The Rams’ product assortment for next season will include items commemorating the 15th anniversary of the team’s “Greatest Show on Turf” championship team.

Social business

Sports generate so much of the conversations in social media that some see the continued growth and influence of social media as an engine that will drive more fans to e-commerce.

“Our social media reach with fans is extraordinary,’’ said LaRocca, citing Dick’s and Finish Line for their use of social media. “So as that increases, we should be able to monetize that within the framework of mobile commerce.”

A Fanatics worker scans merchandise to fill an order.
Photo by: Fanatics
While social media certainly attracts the classic “heavy users” that marketers covet, others say translating social media into e-commerce sales has been challenging.

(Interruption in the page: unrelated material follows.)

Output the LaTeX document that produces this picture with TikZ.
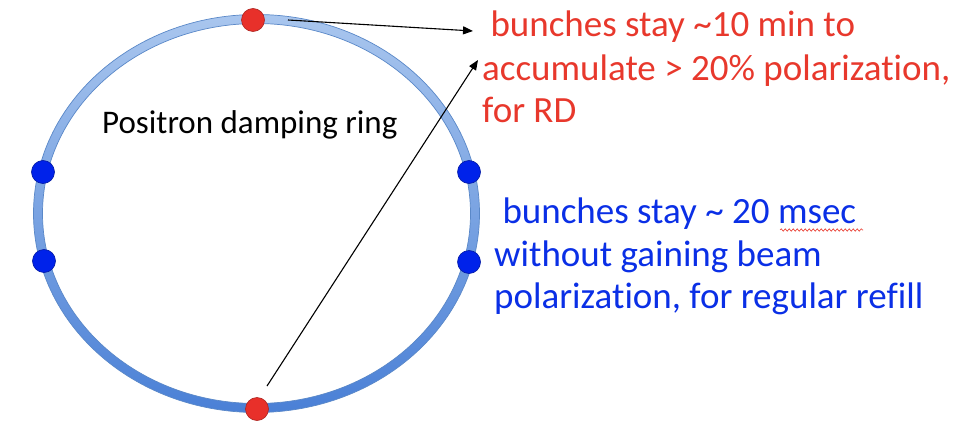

“We’re trying desperately to get Instagram, Twitter and Facebook to produce results and we continue to struggle,” said Strawbridge, estimating that email blasts are 50 times more effective than social media, as far as stimulating e-commerce sales. “We’ve even offered higher discounts on social media, but email is by far the most effective.

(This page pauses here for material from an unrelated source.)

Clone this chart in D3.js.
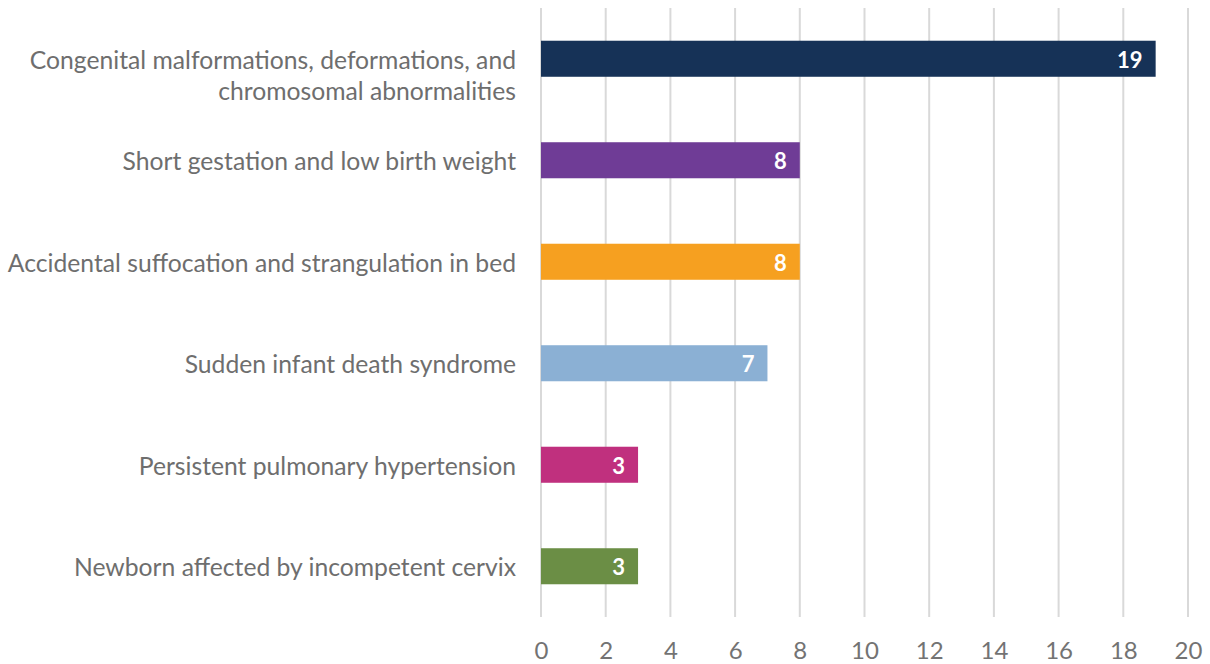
<!DOCTYPE html>
<html>
<head>
<meta charset="utf-8">
<script src="https://cdn.jsdelivr.net/npm/d3@7"></script>
<style>
  html, body { margin: 0; padding: 0; background: #fff; }
  svg { display: block; }
</style>
</head>
<body>
<svg id="chart" width="1210" height="664"></svg>
<script>
// Causes of infant death and their counts
const causes = [
  ["Congenital malformations, deformations, and", "chromosomal abnormalities"],
  ["Short gestation and low birth weight"],
  ["Accidental suffocation and strangulation in bed"],
  ["Sudden infant death syndrome"],
  ["Persistent pulmonary hypertension"],
  ["Newborn affected by incompetent cervix"]
];
const counts = [19, 8, 8, 7, 3, 3];
const barColors = ["#163257", "#6f3c96", "#f6a020", "#8bb0d4", "#c0307e", "#6b8e45"];
const xTicks = [0, 2, 4, 6, 8, 10, 12, 14, 16, 18, 20];

const font = "Lato, 'Open Sans', sans-serif";
const svg = d3.select("#chart");
const margin = { left: 541, right: 22, top: 8, bottom: 47 };
const W = 1210, H = 664;

const x = d3.scaleLinear().domain([0, 20]).range([margin.left, W - margin.right]);
const y = d3.scaleBand()
  .domain(d3.range(causes.length))
  .range([margin.top, H - margin.bottom])
  .paddingInner(0.645)
  .paddingOuter(0.3225);

// vertical gridlines
svg.append("g")
  .selectAll("line")
  .data(xTicks)
  .join("line")
  .attr("x1", d => x(d)).attr("x2", d => x(d))
  .attr("y1", margin.top).attr("y2", H - margin.bottom)
  .attr("stroke", "#d9d9d9")
  .attr("stroke-width", 2);

// x axis tick labels
const xAxis = d3.axisBottom(x).tickValues(xTicks).tickSize(0).tickPadding(0);
const gx = svg.append("g")
  .attr("transform", `translate(0,${H - margin.bottom})`)
  .call(xAxis);
gx.select(".domain").remove();
gx.selectAll("text")
  .attr("y", 42)
  .attr("dy", "0")
  .attr("font-family", font)
  .attr("font-size", 24)
  .attr("fill", "#737373");

// bars
svg.append("g")
  .selectAll("rect")
  .data(counts)
  .join("rect")
  .attr("x", x(0))
  .attr("y", (d, i) => y(i))
  .attr("width", d => x(d) - x(0))
  .attr("height", y.bandwidth())
  .attr("fill", (d, i) => barColors[i]);

// value labels inside bar ends
svg.append("g")
  .selectAll("text")
  .data(counts)
  .join("text")
  .attr("x", d => x(d) - 13)
  .attr("y", (d, i) => y(i) + y.bandwidth() / 2 + 1)
  .attr("dy", "0.36em")
  .attr("text-anchor", "end")
  .attr("font-family", font)
  .attr("font-weight", "bold")
  .attr("font-size", 22)
  .attr("fill", "#ffffff")
  .text(d => d);

// category labels
const catG = svg.append("g");
causes.forEach((lines, i) => {
  const cy = y(i) + y.bandwidth() / 2 + 1;
  const lh = 31;
  const t = catG.append("text")
    .attr("text-anchor", "end")
    .attr("font-family", font)
    .attr("font-size", 24.7)
    .attr("fill", "#6e6e6e");
  lines.forEach((s, j) => {
    t.append("tspan")
      .attr("x", 516)
      .attr("y", cy + j * lh)
      .attr("dy", "0.36em")
      .text(s);
  });
});
</script>
</body>
</html>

They [social media users] just don’t respond to 25 percent off — today only.”

League types are quick to point out that they are not predicting the end of big box sports specialty retailers like Dick’s and The Sports Authority.

“They are important partners for every league,” said MLBAM’s Bowman, “but there are two sides. The No. 1 negative about buying [licensed merchandise] online is that you can’t wear it that day. But the other side is that [brick-and-mortar retail] doesn’t and may never do a good job of servicing the displaced fan.”

As e-commerce matures, some things are changing rapidly; others are enduring.

“Even with all the technology we’re looking at, some things don’t change,” said the Cowboys’ Priakos. “Mondays are still really big for us. People come in to the office bored after the weekend and I guess one of the first things they do is go shopping.”